■ Exercise:
Retype word for word the first line of the listing and each line after it up to the line with "wedgeprops=dict(linewidth=0))", with the pictures taken out.

▶

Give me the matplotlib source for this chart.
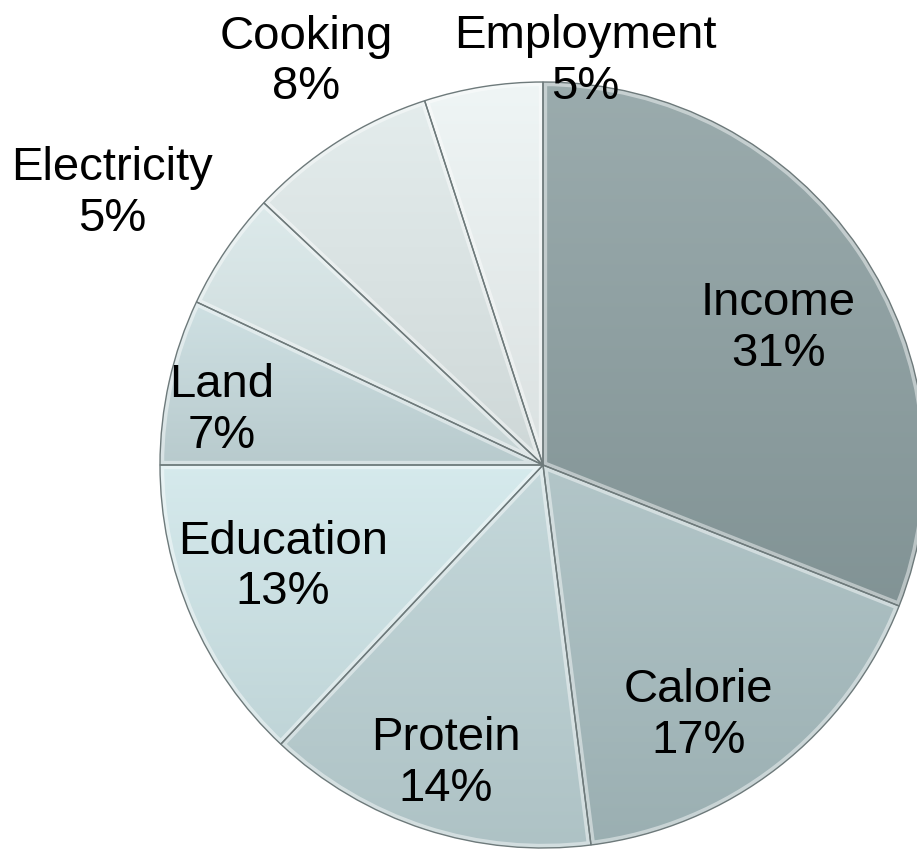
import numpy as np
import matplotlib.pyplot as plt
from matplotlib.colors import to_rgb
from matplotlib.patches import Wedge

# ---- data ----
labels = ["Income", "Calorie", "Protein", "Education", "Land",
          "Electricity", "Cooking", "Employment"]
shares = [31, 17, 14, 13, 7, 5, 8, 5]
colors = ["#8da0a2", "#a8bec1", "#bdd3d6", "#d0e7ea", "#c8dcdf",
          "#d8e7e8", "#e0eaea", "#edf4f4"]

# label placement: radius (fraction of pie radius) and angular nudge (deg)
label_r = [0.71, 0.77, 0.82, 0.73, 0.85, 1.33, 1.22, 1.06]
label_shift = [-4, -6, 0, -2, 3, 2, -2, -15]

fig = plt.figure(figsize=(9.17, 8.55), dpi=100)
ax = fig.add_axes([0, 0, 1, 1])

wedges, _ = ax.pie(shares, colors=colors, startangle=90, counterclock=False,
                   wedgeprops=dict(linewidth=0))

t = np.linspace(1, 0, 256)[:, None, None]
for w, c in zip(wedges, colors):
    # vertical gradient over each slice's own height
    rgb = np.array(to_rgb(c))
    top = rgb + (1 - rgb) * 0.12
    bot = rgb * 0.92
    img = top * t + bot * (1 - t)
    bb = w.get_path().get_extents()
    im = ax.imshow(img, extent=(bb.x0, bb.x1, bb.y0, bb.y1), aspect="auto",
                   interpolation="bilinear", zorder=2)
    im.set_clip_path(w)

    # bevel: light band inside the edge, then a thin dark outline
    hl = Wedge(w.center, w.r, w.theta1, w.theta2, fill=False,
               ec="white", lw=6, alpha=0.45, zorder=3)
    ax.add_patch(hl)
    hl.set_clip_path(w)
    ax.add_patch(Wedge(w.center, w.r, w.theta1, w.theta2, fill=False,
                       ec="#6e7a7b", lw=1.0, zorder=4))

for w, lab, val, rf, sh in zip(wedges, labels, shares, label_r, label_shift):
    mid = np.deg2rad((w.theta1 + w.theta2) / 2 + sh)
    ax.text(rf * np.cos(mid), rf * np.sin(mid), f"{lab}\n{val}%",
            ha="center", va="center", fontsize=34, family="Liberation Sans",
            linespacing=1.2, zorder=5)

ax.set_xlim(-543 / 383, 374 / 383)
ax.set_ylim(-390 / 383, 465 / 383)
ax.set_aspect("equal")
ax.axis("off")

fig.savefig("out.png", dpi=100)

◀

■ Full output:
Give me the matplotlib source for this chart.
import numpy as np
import matplotlib.pyplot as plt
from matplotlib.colors import to_rgb
from matplotlib.patches import Wedge

# ---- data ----
labels = ["Income", "Calorie", "Protein", "Education", "Land",
          "Electricity", "Cooking", "Employment"]
shares = [31, 17, 14, 13, 7, 5, 8, 5]
colors = ["#8da0a2", "#a8bec1", "#bdd3d6", "#d0e7ea", "#c8dcdf",
          "#d8e7e8", "#e0eaea", "#edf4f4"]

# label placement: radius (fraction of pie radius) and angular nudge (deg)
label_r = [0.71, 0.77, 0.82, 0.73, 0.85, 1.33, 1.22, 1.06]
label_shift = [-4, -6, 0, -2, 3, 2, -2, -15]

fig = plt.figure(figsize=(9.17, 8.55), dpi=100)
ax = fig.add_axes([0, 0, 1, 1])

wedges, _ = ax.pie(shares, colors=colors, startangle=90, counterclock=False,
                   wedgeprops=dict(linewidth=0))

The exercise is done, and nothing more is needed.